**Given instruction:**
Exactly as written, retype the listing below, omitting the pictures.
** Start of Given data **
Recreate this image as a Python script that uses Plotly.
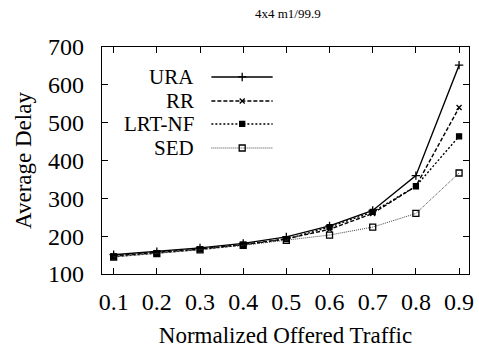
import plotly.graph_objects as go

load = [0.1, 0.2, 0.3, 0.4, 0.5, 0.6, 0.7, 0.8, 0.9]
ura = [151, 159, 169, 181, 198, 227, 268, 360, 652]
rr = [148, 156, 166, 178, 193, 218, 260, 332, 540]
lrt = [146, 155, 165, 177, 192, 224, 264, 332, 464]
sed = [145, 154, 164, 176, 189, 203, 224, 260, 367]
names = ["URA", "RR", "LRT-NF", "SED"]
yticks = [100, 200, 300, 400, 500, 600, 700]

series = [ura, rr, lrt, sed]
dashes = ["solid", "4px,2px", "2px,2px", "1px,1px"]
widths = [1.4, 1.4, 1.4, 1.0]
colors = ["#000", "#000", "#000", "#444"]
symbols = ["cross-thin-open", "x-thin-open", "square", "square-open"]
msizes = [6, 5, 5, 6]

FONT = "Liberation Serif, Times New Roman, serif"

fig = go.Figure()
for s, n, d, w, c, sy, ms in zip(series, names, dashes, widths, colors, symbols, msizes):
    fig.add_trace(go.Scatter(
        x=load, y=s, name=n, mode="lines+markers",
        line=dict(color=c, dash=d, width=w),
        marker=dict(symbol=sy, size=ms, color="#000", line=dict(color="#000", width=1.3)),
        showlegend=False,
    ))

# manual legend (text right-aligned, sample line to the right)
leg_y = [0.868, 0.762, 0.661, 0.555]
for n, d, w, c, sy, ms, yy in zip(names, dashes, widths, colors, symbols, msizes, leg_y):
    fig.add_annotation(x=0.256, y=yy, xref="paper", yref="paper", text=n,
                       showarrow=False, xanchor="right", yanchor="middle",
                       font=dict(family=FONT, size=21, color="#000"))
    fig.add_trace(go.Scatter(
        x=[0.298, 0.382, 0.465], y=[yy, yy, yy], xaxis="x2", yaxis="y2",
        mode="lines", line=dict(color=c, dash=d, width=w), showlegend=False, hoverinfo="skip"))
    fig.add_trace(go.Scatter(
        x=[0.382], y=[yy], xaxis="x2", yaxis="y2", mode="markers",
        marker=dict(symbol=sy, size=ms, color="#000", line=dict(color="#000", width=1.3)),
        showlegend=False, hoverinfo="skip"))

tickfont = dict(family=FONT, size=24, color="#000")
titlefont = dict(family=FONT, size=23, color="#000")
fig.update_layout(
    width=479, height=351,
    margin=dict(l=102, r=5, t=47, b=77),
    paper_bgcolor="white", plot_bgcolor="white",
    font=dict(family=FONT, color="#000"),
    title=dict(text="4x4 m1/99.9", x=0.601, xanchor="center", y=0.963, yanchor="middle",
               font=dict(family=FONT, size=13, color="#000")),
    xaxis=dict(range=[0.073, 0.923], tickvals=load, ticktext=[str(v) for v in load],
               ticks="inside", ticklen=6, tickcolor="#000", mirror="ticks",
               showline=True, linecolor="#000", linewidth=1.2, showgrid=False, zeroline=False,
               tickfont=tickfont, ticklabelstandoff=6,
               title=dict(text="Normalized Offered Traffic", font=titlefont, standoff=12)),
    yaxis=dict(range=[100, 700], tickvals=yticks,
               ticks="inside", ticklen=6, tickcolor="#000", mirror="ticks",
               showline=True, linecolor="#000", linewidth=1.2, showgrid=False, zeroline=False,
               tickfont=tickfont, ticklabelstandoff=12,
               title=dict(text="Average Delay", font=titlefont, standoff=10)),
    xaxis2=dict(range=[0, 1], overlaying="x", visible=False, fixedrange=True),
    yaxis2=dict(range=[0, 1], overlaying="y", visible=False, fixedrange=True),
)
fig.write_html("out.html")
** End of Given data **
**In response:**
Recreate this image as a Python script that uses Plotly.
import plotly.graph_objects as go

load = [0.1, 0.2, 0.3, 0.4, 0.5, 0.6, 0.7, 0.8, 0.9]
ura = [151, 159, 169, 181, 198, 227, 268, 360, 652]
rr = [148, 156, 166, 178, 193, 218, 260, 332, 540]
lrt = [146, 155, 165, 177, 192, 224, 264, 332, 464]
sed = [145, 154, 164, 176, 189, 203, 224, 260, 367]
names = ["URA", "RR", "LRT-NF", "SED"]
yticks = [100, 200, 300, 400, 500, 600, 700]

series = [ura, rr, lrt, sed]
dashes = ["solid", "4px,2px", "2px,2px", "1px,1px"]
widths = [1.4, 1.4, 1.4, 1.0]
colors = ["#000", "#000", "#000", "#444"]
symbols = ["cross-thin-open", "x-thin-open", "square", "square-open"]
msizes = [6, 5, 5, 6]

FONT = "Liberation Serif, Times New Roman, serif"

fig = go.Figure()
for s, n, d, w, c, sy, ms in zip(series, names, dashes, widths, colors, symbols, msizes):
    fig.add_trace(go.Scatter(
        x=load, y=s, name=n, mode="lines+markers",
        line=dict(color=c, dash=d, width=w),
        marker=dict(symbol=sy, size=ms, color="#000", line=dict(color="#000", width=1.3)),
        showlegend=False,
    ))

# manual legend (text right-aligned, sample line to the right)
leg_y = [0.868, 0.762, 0.661, 0.555]
for n, d, w, c, sy, ms, yy in zip(names, dashes, widths, colors, symbols, msizes, leg_y):
    fig.add_annotation(x=0.256, y=yy, xref="paper", yref="paper", text=n,
                       showarrow=False, xanchor="right", yanchor="middle",
                       font=dict(family=FONT, size=21, color="#000"))
    fig.add_trace(go.Scatter(
        x=[0.298, 0.382, 0.465], y=[yy, yy, yy], xaxis="x2", yaxis="y2",
        mode="lines", line=dict(color=c, dash=d, width=w), showlegend=False, hoverinfo="skip"))
    fig.add_trace(go.Scatter(
        x=[0.382], y=[yy], xaxis="x2", yaxis="y2", mode="markers",
        marker=dict(symbol=sy, size=ms, color="#000", line=dict(color="#000", width=1.3)),
        showlegend=False, hoverinfo="skip"))

tickfont = dict(family=FONT, size=24, color="#000")
titlefont = dict(family=FONT, size=23, color="#000")
fig.update_layout(
    width=479, height=351,
    margin=dict(l=102, r=5, t=47, b=77),
    paper_bgcolor="white", plot_bgcolor="white",
    font=dict(family=FONT, color="#000"),
    title=dict(text="4x4 m1/99.9", x=0.601, xanchor="center", y=0.963, yanchor="middle",
               font=dict(family=FONT, size=13, color="#000")),
    xaxis=dict(range=[0.073, 0.923], tickvals=load, ticktext=[str(v) for v in load],
               ticks="inside", ticklen=6, tickcolor="#000", mirror="ticks",
               showline=True, linecolor="#000", linewidth=1.2, showgrid=False, zeroline=False,
               tickfont=tickfont, ticklabelstandoff=6,
               title=dict(text="Normalized Offered Traffic", font=titlefont, standoff=12)),
    yaxis=dict(range=[100, 700], tickvals=yticks,
               ticks="inside", ticklen=6, tickcolor="#000", mirror="ticks",
               showline=True, linecolor="#000", linewidth=1.2, showgrid=False, zeroline=False,
               tickfont=tickfont, ticklabelstandoff=12,
               title=dict(text="Average Delay", font=titlefont, standoff=10)),
    xaxis2=dict(range=[0, 1], overlaying="x", visible=False, fixedrange=True),
    yaxis2=dict(range=[0, 1], overlaying="y", visible=False, fixedrange=True),
)
fig.write_html("out.html")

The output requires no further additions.